In his eyes, he had to go home without his brother. He had to leave his brother in an unfamiliar place for a reason that he probably doesn’t fully understand. He had to go home without his other half who arrived with him just a week earlier. He was a wreck. Tears that turned into sobs that turned into a heartbroken group of teenagers witnessing this entire event. I can’t imagine what that little mind was thinking about having to walk away and leave his brother with these somewhat unfamiliar people.

In that moment, I knew I couldn’t just react to the situation, but I needed to respond to what I was unfolding in front of me. I scooped up that sweet boy into my arms and just held him. He tensed up his body when I first picked him up, but as I held him tight he just sunk into my arms. He was still wailing, but I could just tell that in that moment, all he needed was to be comforted.

He slowly started to calm down, only to start back up when it actually came time to leave. He was half fighting being in my arms, but he clung so tightly to my neck that I couldn’t have put him down if I wanted to. I knew that he was opposed to everything going on, but he needed that comforting arm around him.

As I walked him to the gate – still upset, but slowly calming down – I realized what I special moment I was able to share with that precious little boy. It was a moment I wouldn’t wish upon anyone, but it was so powerful to be a part of. We hadn’t just treated his jiggers, played soccer with him, and gave him a pair of shoes that were his own, but we were able to love that little guy with everything we had for not only the week and half stay with us, but in those last vulnerable moments. I don’t think I fully realized how much that moment got me through the rest of the day until I sat down – completely exhausted. I didn’t realize how that small piece in time changed the course of my day. It may not have changed the tasks that needed to be accomplished, but it changed how my heart viewed those hurdles.

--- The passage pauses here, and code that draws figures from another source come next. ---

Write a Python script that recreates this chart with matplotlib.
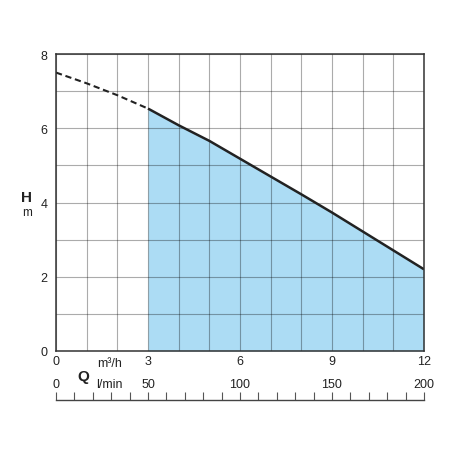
import matplotlib
matplotlib.use("Agg")
import matplotlib.pyplot as plt
import matplotlib.transforms as mtransforms
import numpy as np

plt.rcParams['font.family'] = ['Liberation Sans', 'DejaVu Sans']

# data
q_m3h = [0, 1, 2, 3, 4, 5, 6, 7, 8, 9, 10, 11, 12]
h_m = [7.5, 7.21, 6.89, 6.53, 6.08, 5.66, 5.18, 4.70, 4.22, 3.73, 3.22, 2.71, 2.2]
x_labels = ["0", "3", "6", "9", "12"]
x_label_pos = [0, 3, 6, 9, 12]
y_labels = ["0", "2", "4", "6", "8"]
y_label_pos = [0, 2, 4, 6, 8]
lpm_labels = [0, 50, 100, 150, 200]
lpm_minor = list(range(0, 201, 10))
op_start = 3  # start of operating range (m3/h)

fig = plt.figure(figsize=(4.52, 4.52), dpi=100)
ax = fig.add_axes([56/452, 1-352/452, 368/452, 297/452])

q = np.array(q_m3h, dtype=float)
h = np.array(h_m, dtype=float)
solid = q >= op_start
dashed = q <= op_start

ax.fill_between(q[solid], 0, h[solid], color='#acdcf4', lw=0, zorder=1)
ax.plot(q[dashed], h[dashed], color='#222222', lw=1.5, ls=(0, (3, 1.8)), zorder=4)
ax.plot(q[solid], h[solid], color='#222222', lw=1.8, zorder=4, solid_capstyle='butt')

ax.set_xlim(0, 12)
ax.set_ylim(0, 8)
ax.set_xticks(np.arange(0, 13, 1))
ax.set_yticks(np.arange(0, 9, 1))
ax.set_xticklabels([x_labels[x_label_pos.index(v)] if v in x_label_pos else "" for v in range(13)],
                   fontsize=9)
ax.set_yticklabels([y_labels[y_label_pos.index(v)] if v in y_label_pos else "" for v in range(9)],
                   fontsize=9)
ax.tick_params(length=0, pad=3, labelcolor='#222222')
ax.tick_params(axis='y', pad=6)
ax.grid(True, color='black', alpha=0.33, lw=0.8, zorder=2)
ax.set_axisbelow(False)
for s in ax.spines.values():
    s.set_color('#333333')
    s.set_linewidth(1.1)
    s.set_zorder(5)

# unit labels
ax.text(1.76, -0.31, "m³/h", fontsize=9, ha='center', va='center', color='#222222')
fig.text(27/452, 1-198/452, "H", fontsize=11, fontweight='bold', ha='center', va='center', color='#222222')
fig.text(27/452, 1-213/452, "m", fontsize=8.5, ha='center', va='center', color='#222222')
fig.text(83/452, 1-377/452, "Q", fontsize=11, fontweight='bold', ha='center', va='center', color='#222222')

# secondary l/min scale
ax2 = fig.add_axes([56/452, 1-401/452, 368/452, 0.001])
ax2.set_xlim(0, 200)
ax2.set_ylim(0, 1)
ax2.set_yticks([])
ax2.set_xticks(lpm_minor)
ax2.set_xticklabels([])
ax2.tick_params(axis='x', direction='in', length=6, width=0.8, color='#555555')
for k in ['top', 'left', 'right']:
    ax2.spines[k].set_visible(False)
ax2.spines['bottom'].set_color('#444444')
ax2.spines['bottom'].set_linewidth(1.0)
ax2.patch.set_visible(False)
tr = mtransforms.blended_transform_factory(ax2.transData, fig.transFigure)
for v in lpm_labels:
    ax2.text(v, 1-385/452, str(v), transform=tr, fontsize=9, ha='center', va='center', color='#222222')
ax2.text(29, 1-385/452, "l/min", transform=tr, fontsize=9, ha='center', va='center', color='#222222')

fig.savefig("out.png", dpi=100)
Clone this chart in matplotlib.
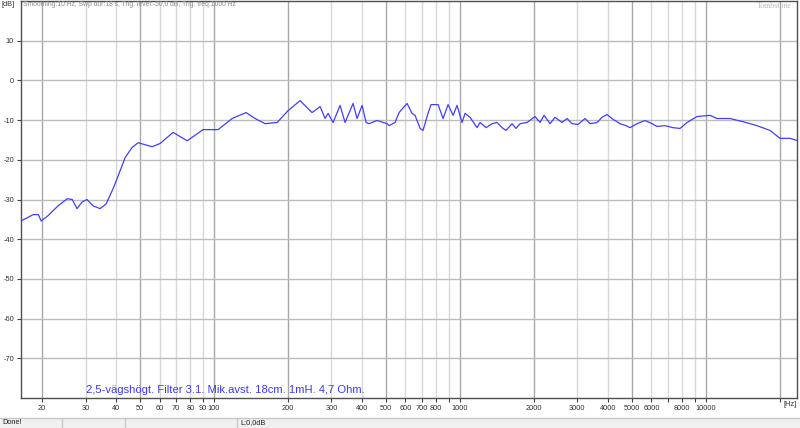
import matplotlib
matplotlib.use("Agg")
import matplotlib.pyplot as plt
from matplotlib.patches import Rectangle
from matplotlib.lines import Line2D
import numpy as np

# ---- data ----
freq_hz = [16.4, 18.4, 19.3, 19.8, 21.1, 23.2, 25.3, 26.5, 27.7, 29.1, 30.4, 32.2, 34.4,
           36.4, 38.5, 40.0, 43.5, 46.4, 49.1, 52.4, 56.0, 60.3, 68.1, 77.7, 90.2, 103.8,
           118.4, 134.9, 146.8, 161.2, 180.4, 200, 223.7, 250.2, 269.8, 282.7, 290.7, 304.6,
           325.2, 340.8, 367.3, 381.3, 399.6, 414.9, 426.7, 459.8, 505, 514.5, 544.3, 564.9,
           609, 638, 656, 688, 707, 741, 762, 814, 853, 894, 937, 972, 1019, 1048, 1098,
           1173, 1206, 1276, 1349, 1414, 1482, 1538, 1627, 1689, 1754, 1873, 2018, 2114,
           2195, 2322, 2433, 2598, 2723, 2853, 3018, 3222, 3377, 3606, 3778, 3959, 4188,
           4471, 4729, 4910, 5243, 5649, 6032, 6321, 6810, 7342, 7842, 8374, 9193, 10380,
           11080, 12520, 14140, 16120, 18200, 20000, 21950, 23660]
level_db = [-35.4, -33.8, -33.8, -35.4, -34.1, -31.6, -29.8, -30.0, -32.3, -30.6, -30.0,
            -31.6, -32.3, -31.1, -27.8, -25.3, -19.4, -16.9, -15.7, -16.2, -16.7, -15.9,
            -13.1, -15.2, -12.4, -12.4, -9.6, -8.1, -9.6, -10.9, -10.6, -7.6, -5.1, -8.1,
            -6.6, -9.6, -8.3, -10.6, -6.3, -10.6, -5.8, -9.6, -6.3, -10.6, -10.9, -10.1,
            -10.9, -11.4, -10.6, -8.1, -5.8, -8.3, -8.8, -12.1, -12.6, -8.3, -6.1, -6.1,
            -9.6, -6.1, -8.8, -6.3, -10.6, -8.3, -9.3, -11.9, -10.6, -11.9, -10.9, -10.6,
            -11.9, -12.6, -10.9, -12.1, -10.9, -10.6, -9.1, -10.6, -8.8, -10.9, -9.3, -10.6,
            -9.6, -10.9, -11.1, -9.6, -10.9, -10.6, -9.3, -8.6, -9.8, -10.9, -11.4, -11.9,
            -10.9, -10.1, -10.9, -11.6, -11.4, -11.9, -12.1, -10.6, -9.1, -8.8, -9.6, -9.6,
            -10.4, -11.4, -12.6, -14.6, -14.6, -15.2]

x_tick_labels = ["20", "30", "40", "50", "60", "70", "80", "90", "100", "200", "300", "400",
                 "500", "600", "700", "800", "1000", "2000", "3000", "4000", "5000", "6000",
                 "8000", "10000"]
y_ticks = [10, 0, -10, -20, -30, -40, -50, -60, -70]
header = "Smoothing:10 Hz, Swp dur:18 s, Trig. level:-50,0 dB, Trig. freq:1000 Hz"
note = "2,5-vägshögt. Filter 3.1. Mik.avst. 18cm. 1mH. 4,7 Ohm."

W, H = 800, 428
fig = plt.figure(figsize=(W / 100, H / 100), dpi=100)
fig.patch.set_facecolor("white")

# axes occupying x 21..797 px, y 1..398 px
ax = fig.add_axes([21 / W, 30 / H, 776 / W, 397 / H])
ax.set_xscale("log")
ax.set_xlim(16.4, 23440)
ax.set_ylim(-80, 20)
ax.set_facecolor("white")

# vertical grid
all_ticks = []
for dec in [10, 100, 1000, 10000]:
    for m in range(1, 10):
        f = m * dec
        if 20 <= f <= 20000:
            all_ticks.append(f)
for f in all_ticks:
    lead = int(str(f)[0])
    col = "#a8a8a8" if lead in (1, 2, 5) else "#d8d8d8"
    ax.axvline(f, color=col, lw=1.0, zorder=1)
for yv in y_ticks:
    ax.axhline(yv, color="#bcbcbc", lw=1.0, zorder=1)

ax.plot(freq_hz, level_db, color="#4040f5", lw=0.9, zorder=3)

ax.set_xticks(all_ticks)
lab = []
for f in all_ticks:
    lab.append(str(f) if str(f) in x_tick_labels else "")
ax.set_xticklabels(lab)
ax.xaxis.set_minor_locator(matplotlib.ticker.NullLocator())
ax.set_yticks(y_ticks)
ax.set_yticklabels([str(v) for v in y_ticks])
ax.tick_params(axis="both", length=3, width=0.8, color="#404040",
               labelsize=5.3, labelcolor="#303030", pad=2)
for lbl in ax.get_xticklabels() + ax.get_yticklabels():
    lbl.set_family("Liberation Sans")
for s in ax.spines.values():
    s.set_color("#505050")
    s.set_linewidth(1.0)

# texts
def px(x, y):
    return x / W, 1 - y / H

fig.text(*px(23, 5), header, fontsize=4.9, color="#8a8a8a", family="Liberation Sans",
         va="center", ha="left")
fig.text(*px(792, 6), "Tombstone", fontsize=5.8, color="#b8b8b8", family="Liberation Serif",
         va="center", ha="right")
fig.text(*px(1, 4), "[dB]", fontsize=5.3, color="#303030", family="Liberation Sans",
         va="center", ha="left")
fig.text(*px(797, 405), "[Hz]", fontsize=5.3, color="#303030", family="Liberation Sans",
         va="center", ha="right")
fig.text(*px(86, 390), note, fontsize=8.1, color="#3c3cf5", family="Liberation Sans",
         va="center", ha="left")

# status bar
fig.patches.append(Rectangle((0, 0), 1, 10 / H, transform=fig.transFigure,
                             facecolor="#f0f0f0", edgecolor="none", zorder=0))
fig.lines.append(Line2D([0, 1], [10.5 / H, 10.5 / H], transform=fig.transFigure,
                        color="#c8c8c8", lw=1))
for xs in [62, 125, 237]:
    fig.lines.append(Line2D([xs / W, xs / W], [0, 10 / H], transform=fig.transFigure,
                            color="#c8c8c8", lw=1))
fig.text(*px(2, 423), "Done!", fontsize=5.3, color="#202020", family="Liberation Sans",
         va="center", ha="left")
fig.text(*px(240, 423), "L:0,0dB", fontsize=5.3, color="#202020", family="Liberation Sans",
         va="center", ha="left")

fig.savefig("out.png", dpi=100, facecolor="white")
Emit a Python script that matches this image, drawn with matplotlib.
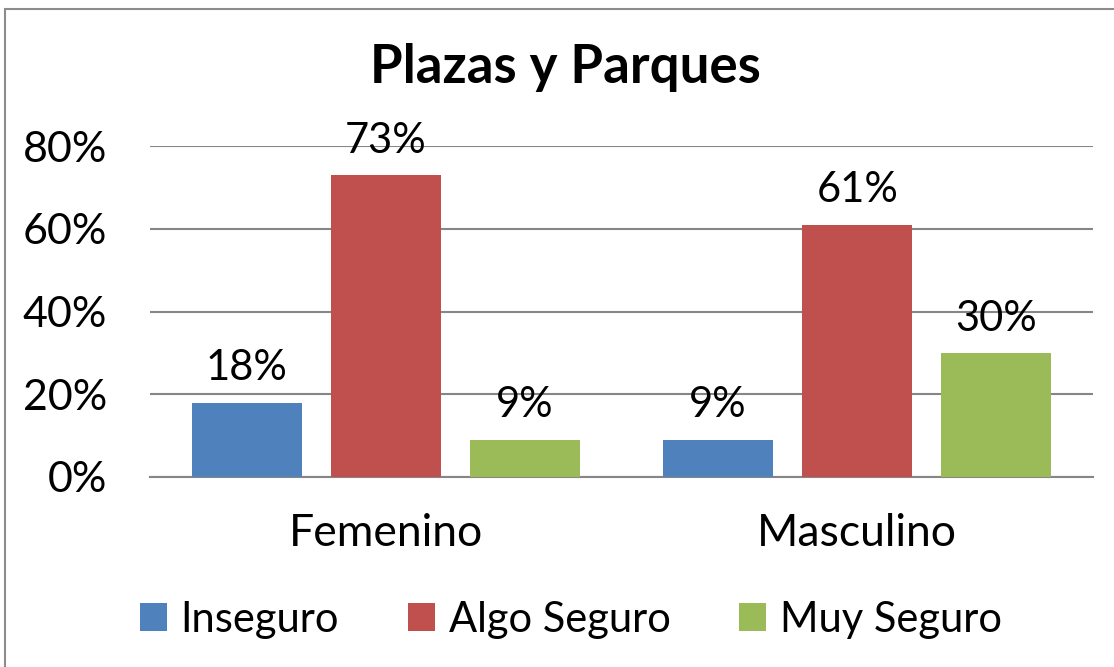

Those tears made me realize that I only see a glimpse of what these families are going through.

That tight grip on my neck gave me the power to push through the rest of the day.

That little boy gave me a perspective unlike I anything I could have experienced on my own.

I can’t take these moments for granted. Today is going in my forever memory box. I’m not just here to oversee staff, remove jiggers, and put shoes on feet – I’m here to be the hands and feet of Jesus – and the kids are doing a better job of that than me.



“When the world has fallen out from under meI’ll be found in you, still standing.” – Brooke Fraser

A shadow – the absence of light. In order for a shadow to be created, something must come between it and a light source. Perhaps it’s a building or a tree. Maybe it’s a cloud that has placed itself directly between the sun and us down here on the ground. A shadow may be just the thing you were looking for on that unbearably hot afternoon in the middle of July. To a photographer, a shadow could be your best friend, or your worst nightmare. To me, a shadow represents somewhere safe. As much as you crave the sunlight, there is a certain comfort and safety in the protection of the shade.

A shadow can serve a very distinct purpose for us. But while we treasure any shade we can find, it wouldn’t be a beautiful summer day if you didn’t spend some time beneath the warm rays of sunshine. At some point you have to venture out of the shadows and embrace the powerful rays and extreme heat. You have to move past the shaded areas and march right out into the glorious sun.

There are so many points in life where you can either embrace the sunshine or hide in the shadows. There have been so many times lately that I have found myself huddled in the shade when I could could be taking in all that summer has to offer. There’s a certain protection and familiarity that comes with the cool escape of a shaded place.

It’s comfortable, it’s cool, it’s safe.

Safe. Man, do we ever like that word. Safety is something we naturally crave. We’re always looking for a way to make a situation or experience more comfortable. We don’t like to feel unsure or at risk. We tend to like the feelings of consistency and being at ease. But how does that further us in any way? If you don’t take that somewhat uncomfortable step of opening the door to the unfamiliar, you’ll never know what’s on the other side. Heck, there may not be sunshine and rainbows behind every door you open, but you’ll never know if you don’t turn that doorknob. Even if the door has a window, you won’t feel the summer heat until you physically open the door.

I love being spontaneous, but that doesn’t always mean I like taking risks. I love discovering places and experiencing new things, but they have to be on my terms. I have to feel comfortable with my “risk” before I take that first step outside. I’ve realized how safe my life has become. There’s nothing wrong with feeling comfortable and protected, but what a boring and unfulfilling life we would live if we felt comfortable every moment of every day. Some of the most amazing times in my life have been opening that door and jumping out of the house without thinking twice about it. Moving as far away as I did this spring was more of a risk than I’ve ever taken. That’s not to say that there was not thought and prayer that went into the decision, but when the time was right I was able to open that door and step out into the great unknown. I’ve grown more in the past few months than I ever have, but once again I find myself seeking out the protection of a shadow. I’m stuck inside the house, looking out the window but not feeling the warm summer air. Yup, I’ve locked myself in the house yet again.

I’ve reached the point where I’m feeling a little claustrophobic in that house. I know the way out, I just don’t seem to know how to unlock that door and take the first step outside. I know what I want, I just don’t seem to know how to get from point A to point B. I’ve been so worried about trying to find the key that I haven’t even tried to see if the door is unlocked. I’ve been so focused on the plan, I’ve forgotten that the first step has to be moving my feet towards that door and turning the handle. If I want to make something happen, I have to stop putting every piece together in my mind and just start figuring out the puzzle. The piece is hardly ever put in the right spot the first time, but eventually it finds it’s place. Although you may trip down the first few steps, there’s someone that will grab your hand and steady your feet. No one expects you to do this on your own, but you have to be willing to step out in faith knowing that he’ll be there to help you find your balance and encourage you with every step.

Just move your feet. Leave the shadows. Open the door. Enjoy the sunshine. Experience the unknown. It’s the only way you’ll ever discover anything new. Maybe we’ll find that we like the sunshine and lemonade so much better than the air-conditioned house.